The Global Culture Districts Network aims to ensure that these projects are vital assets for their communities, contributing to the vitality of 21st century cities, according to AEA Consulting Director Adrian Ellis, who is also Director of GCDN.

"The idea of GCDN is to support the leaders of Cultural districts - both planned and existing - wherever they are," he says. "There are clearly many differences between Seoul, São Paulo, Vancouver and Muscat - to take a random four - but there are many similarities too, in a world where ideas, people and capital are highly mobile."

Saadiyat Island in Abu Dhabi, Beijing's Olympic Green, Dallas Arts District, Chicago's Millennium Park, Hong Kong's West Kowloon Cultural District, Singapore's Esplanade, Doha's Cultural District, are cited as models of how high-profile urban developments have been planned to embrace cultural activities as an important part of the public realm.

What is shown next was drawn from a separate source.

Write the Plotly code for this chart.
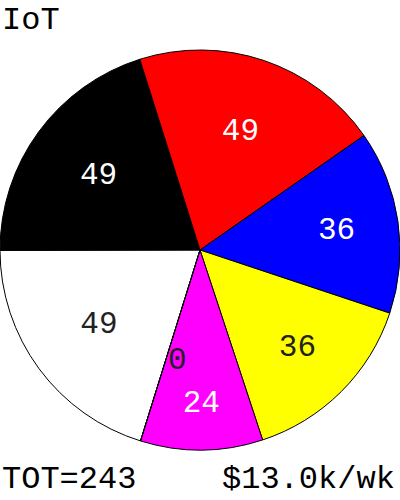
import math
import plotly.graph_objects as go

labels = ["A", "B", "C", "D", "E", "F", "G"]
values = [49, 49, 49, 36, 36, 24, 0]
colors = ["white", "black", "red", "blue", "yellow", "magenta", "cyan"]
text_colors = ["#222222", "white", "white", "white", "#222222", "white", "#222222"]
title_text = "IoT"
total_text = "TOT=243"
rate_text = "$13.0k/wk"

FONT = "Liberation Mono, Courier New, monospace"
ROTATION = 197.3
FS = 31
FS_TXT = 32

fig = go.Figure(go.Pie(
    labels=labels,
    values=values,
    sort=False,
    direction="clockwise",
    rotation=ROTATION,
    marker=dict(colors=colors, line=dict(color="black", width=1)),
    textinfo="value",
    textposition="inside",
    insidetextorientation="horizontal",
    insidetextfont=dict(family=FONT, size=FS, color=text_colors),
    showlegend=False,
    hoverinfo="label+value",
    domain=dict(x=[0, 1], y=[0, 1]),
))

# label for the zero-width slice(s): plotly draws those at scale 0, so place
# the value next to the slice edge, at an angle derived from the data
annotations = []
total = sum(values)
cum = 0.0
for v, tc in zip(values, text_colors):
    if v == 0:
        ang = math.radians(ROTATION + 360.0 * cum / total)
        r = 0.58 * 0.5
        annotations.append(dict(
            text=str(v), x=0.5 + r * math.sin(ang), y=0.5 + r * math.cos(ang),
            xref="paper", yref="paper", xanchor="left", yanchor="middle",
            showarrow=False, font=dict(family=FONT, size=FS, color=tc)))
    cum += v

annotations += [
    dict(text=title_text, x=0, y=1, xref="paper", yref="paper",
         xanchor="left", yanchor="top", yshift=50, showarrow=False,
         font=dict(family=FONT, size=FS_TXT, color="black")),
    dict(text=total_text, x=0, y=0, xref="paper", yref="paper",
         xanchor="left", yanchor="bottom", yshift=-50, showarrow=False,
         font=dict(family=FONT, size=FS_TXT, color="black")),
    dict(text=rate_text, x=1, y=0, xref="paper", yref="paper",
         xanchor="right", yanchor="bottom", yshift=-50, xshift=-3, showarrow=False,
         font=dict(family=FONT, size=FS_TXT, color="black")),
]

fig.update_layout(
    width=400, height=500,
    margin=dict(l=0, r=0, t=50, b=50),
    paper_bgcolor="white",
    plot_bgcolor="white",
    font=dict(family=FONT, size=FS, color="black"),
    annotations=annotations,
)

fig.write_html("out.html", config={"displayModeBar": False},
               post_script="document.body.style.margin='0';document.body.style.overflow='hidden';")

In addition to an array of programs discussing the future of cities, leaders from Hong Kong, Qatar, the UK, Amsterdam, Germany and the U.S are shaping the Global Cultural Districts Network (GCDN). The GCDN has taken as their mission initiatives deigned to "foster co-operation and knowledge sharing between those responsible for conceiving, funding, building and operating Cultural Districts internationally."

At a meeting June 17-19 in Dallas, Texas, The New Cities Foundation expects to attract over a thousand leaders from cities around the world, most of whom will hear about creative place making, technology innovations, new transportation schemes, sustainability, financing and audience building as well as a host of other topics all of which will be discussed in a plenary session and numerous breakouts.

Ellis argues that:

"For planners (the art and culture districts) can help build community and social capital; for sociologists they keep at bay the forces of anomie; for economists, they incubate and inculcate creativity, and draw those fickle high-net-worth tourists; and for the politicians and the semioticians alike, they signify and calibrate complex aspirations and identities. But they are difficult to get right, and expensive and politically embarrassing to get wrong."

The GCDN will seek to provide the following services for its members:

● Regular convening to share emerging best practices, hear expert panels, and discuss the place of cultural districts in urban policy, economic development and related areas of public policy such as travel and tourism;

● Original research on topics of common interest such as programming, audience development, cultural tourism, professional development, relevant trends in technology and creative industries strategies;

● Regular summaries and circulation of secondary research and news of common interest;

● Virtual forums for detailed sharing of information and discussion of opportunities and challenges;

● Opportunities for establishing strategic partnerships for content, programming, skills training, and knowledge transfer.

"This isn't just about the arts," Ellis says, "this is about urban policy." Whatever the motivation, cities are beginning to see the need to renew and reinvent themselves for a very complex and different world economy. "Its scary" he says, and executives, architects, city planners, and policymakers alike, must begin to collaborate on the effort of "Reimagining the City," the theme of the Dallas event.

Co-Chairs of the GCDN are Maxwell Anderson, the Eugene McDermott Director of the Dallas Museum of Art and Chairman of the Dallas Arts District, and John Rossant, Chairman of the New Cities Foundation.

The Summit kicks off a week of discussions that will place Dallas at the very heart of global thought-leadership on the future of cities. Following the Summit, Dallas will be host to the Annual Meeting of the US Conference of Mayors on June 20-23.